In a recent essay in The Atlantic, Rena Xu, a resident physician in Boston, illuminates the healthcare burnout crisis by analogizing a young chef at an upscale restaurant. Her talented young chef is ambitious and plenty capable, but things just keep getting tougher. For one thing, older chefs are retiring faster than new ones can be trained. For another, the restaurant is becoming increasingly popular. So, she has to work faster and harder, but without sacrificing quality.But that’s not all. She’s also expected to bus tables, wash dishes, and coordinate with other chefs to make sure orders don’t get messed up or missed. And if one of her customers’ credit cards gets declined, she’s the one who has to call the credit-card company. And now, another challenge has been added. She’s being told she has to enter every ingredient of every dish she makes into an electronic chef’s record, or she won’t get paid. She can make a hundred different egg dishes without even thinking about it, but the computer program has separate entries for white eggs, brown eggs, egg whites, egg yolks, cage-free eggs, non-cage-free eggs, small eggs, medium eggs, large eggs, jumbo eggs, and on and on. Eventually, she’s spending more time documenting her gastronomic creations than she is creating them. And all the while, the owners are saying, “More, more.” And “Faster, faster.” Sound familiar?
A need to delegate
This past spring, NEJM Catalyst published a leadership survey called “Immunization Against Burnout.” It’s no longer shocking that 83% of the clinicians, clinical leaders, and healthcare executives who responded to the survey described physician burnout as a “serious” or “moderate” problem in their organizations.

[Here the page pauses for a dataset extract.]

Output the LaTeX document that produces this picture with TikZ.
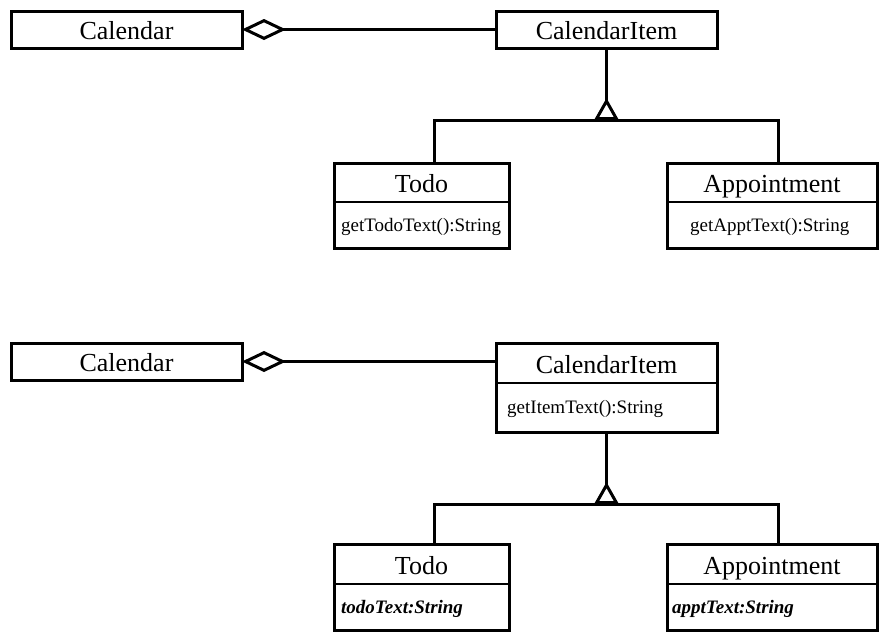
\documentclass[tikz,border=0pt]{standalone}
\usepackage{fontspec}
\setmainfont{Liberation Serif}
\usetikzlibrary{positioning}
\usetikzlibrary{arrows.meta}

\begin{document}
\begin{tikzpicture}[x=1pt, y=-1pt,
            classname/.style={rectangle, anchor=north west, inner sep=0pt, outer sep=0pt, text height=22pt, text depth=2pt, font=\fontsize{26}{30}\selectfont},
            members/.style={rectangle, anchor=north west, inner sep=0pt, outer sep=0pt},
            membertext/.style={inner sep=0pt, text height=14pt, text depth=2pt, font=\fontsize{19}{23}\selectfont},
            outline/.style={draw, line width=3pt},
            divider/.style={draw, line width=1.5pt},
            link/.style={line width=3pt},
            aggregation/.style={link, {Diamond[fill=white, length=44pt, width=21pt]}-},
            inherit/.style={link, -{Triangle[fill=white, length=22pt, width=24pt, reversed]}},
        ]
        \useasboundingbox (0,0) rectangle (889,635);

        % Upper diagram.
        \node[classname, outline, minimum width=231pt, minimum height=37pt] (calendar_a) at (11,11)  {Calendar};
        \node[classname, outline, minimum width=221pt, minimum height=37pt] (item_a)     at (496,11) {CalendarItem};

        \node[classname, minimum width=175pt, minimum height=39pt] (todo_a)      at (334,163) {Todo};
        \node[members,   minimum width=175pt, minimum height=46pt] (todo_a_mem)  at (todo_a.south west) {};
        \node[membertext, right=7pt of todo_a_mem.west]  (todo_a_op) {getTodoText():String};

        \node[classname, minimum width=210pt, minimum height=39pt] (appt_a)      at (667,163) {Appointment};
        \node[members,   minimum width=210pt, minimum height=46pt] (appt_a_mem)  at (appt_a.south west) {};
        \node[membertext, right=23pt of appt_a_mem.west] (appt_a_op) {getApptText():String};

        \draw[outline] (todo_a.north west) rectangle (todo_a_mem.south east);
        \draw[divider] (todo_a.south west) -- (todo_a.south east);
        \draw[outline] (appt_a.north west) rectangle (appt_a_mem.south east);
        \draw[divider] (appt_a.south west) -- (appt_a.south east);

        \coordinate (bar_a_left)  at (434,120);
        \coordinate (bar_a_right) at (778,120);

        % Lines.
        \draw[aggregation] (calendar_a.east) -- (item_a.west);
        \draw[link] (todo_a.north -| bar_a_left) -- (bar_a_left) -- (bar_a_right) -- (appt_a.north -| bar_a_right);
        \draw[inherit] (item_a.south) -- (item_a.south |- bar_a_left);

        % Lower diagram.
        \node[classname, outline, minimum width=231pt, minimum height=37pt] (calendar_b) at (11,343) {Calendar};

        \node[classname, minimum width=221pt, minimum height=40pt] (item_b)      at (496,343) {CalendarItem};
        \node[members,   minimum width=221pt, minimum height=49pt] (item_b_mem)  at (item_b.south west) {};
        \node[membertext, right=11pt of item_b_mem.west] (item_b_op) {getItemText():String};

        \node[classname, minimum width=175pt, minimum height=40pt] (todo_b)      at (334,544) {Todo};
        \node[members,   minimum width=175pt, minimum height=46pt] (todo_b_mem)  at (todo_b.south west) {};
        \node[membertext, font=\fontsize{19}{23}\selectfont\bfseries\itshape, right=7pt of todo_b_mem.west] (todo_b_attr) {todoText:String};

        \node[classname, minimum width=210pt, minimum height=40pt] (appt_b)      at (667,544) {Appointment};
        \node[members,   minimum width=210pt, minimum height=46pt] (appt_b_mem)  at (appt_b.south west) {};
        \node[membertext, font=\fontsize{19}{23}\selectfont\bfseries\itshape, right=5pt of appt_b_mem.west] (appt_b_attr) {apptText:String};

        \draw[outline] (item_b.north west) rectangle (item_b_mem.south east);
        \draw[divider] (item_b.south west) -- (item_b.south east);
        \draw[outline] (todo_b.north west) rectangle (todo_b_mem.south east);
        \draw[divider] (todo_b.south west) -- (todo_b.south east);
        \draw[outline] (appt_b.north west) rectangle (appt_b_mem.south east);
        \draw[divider] (appt_b.south west) -- (appt_b.south east);

        \coordinate (bar_b_left)  at (434,504);
        \coordinate (bar_b_right) at (778,504);

        % Lines.
        \draw[aggregation] (calendar_b.east) -- (item_b.west |- calendar_b.east);
        \draw[link] (todo_b.north -| bar_b_left) -- (bar_b_left) -- (bar_b_right) -- (appt_b.north -| bar_b_right);
        \draw[inherit] (item_b_mem.south) -- (item_b_mem.south |- bar_b_left);
    \end{tikzpicture}
\end{document}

There was, said the journal, “broad agreement on the need for more face-to-face time between clinicians and patients and less time spent on the electronic medical record and documentation.”
Asked what tools or initiatives organizations could use to reduce or mitigate clinician burnout, the No. 1 answer was delegating clerical tasks to medical scribes, pharmacy technicians, or population health facilitators. In other words, physicians are practically begging for help—desperately looking for someone to whom they can hand off at least some of their non-clinical responsibilities.
“Doctors become doctors because they want to take care of patients,” says Dr. Xu. “Their decade-long training focuses almost entirely on … diagnosing and treating illness.” But it’s well-documented that they’re spending more and more time on administrative tasks, and less and less time dealing with patients.
Higher satisfaction
Evidence continues to mount that certified medical scribes are the best answer to the plaintive cries for help coming from burned-out physicians.
In a recent study in the Annals of Family Medicine, the authors detail what they describe as “the first randomized controlled trial of scribes” and the first to “evaluate charting efficiency in a randomized controlled manner.”
Charts done by scribes were more likely than those done by physicians to be closed within 48 hours, they conclude. Which means, they say, that patient data could be accessed by other physicians more quickly, “which is particularly important to safety and effective care coordination.” Moreover, they add, “charts completed in a timely manner may also be more accurate than those completed multiple days after the patient’s visit.”
Overall, they say, “scribes produced significant improvements in overall physician satisfaction, satisfaction with chart quality and accuracy, and charting efficiency, without detracting from patient satisfaction.”
Less overtime
Another new study, from the University of Colorado Denver, published in the American Journal of Health Economics, finds that scribes who prepare patient charts “significantly decrease physician overtime and patient wait time in emergency room settings.”
Emergency physicians, the study finds, spend much less time completing patient charts after their shifts are over, and patient wait times are about 13 minutes shorter when scribes are available.
As a result, the authors theorize, scribes may also allow physicians to perform better diagnoses, and have a better bedside manner, because they don’t have to divide their attention between patients and charts.
Huge ROI
Yet another new study examined how the addition of scribes affected an academic urology practice.
After three months, the physicians were happier, more efficient, and seeing more patients. And the practice was making more money. In fact, the net financial result was a “return-to-investment ratio [of] greater than 6:1,” with no effect on patient satisfaction scores. On top of that, clinic encounters were being closed an average of almost nine days earlier.
Help is available
We may or may not be able to help the young overwhelmed chef in the example above, but it’s clear that help is available for the physicians, health systems and patients being hurt by the burnout crisis in American health care.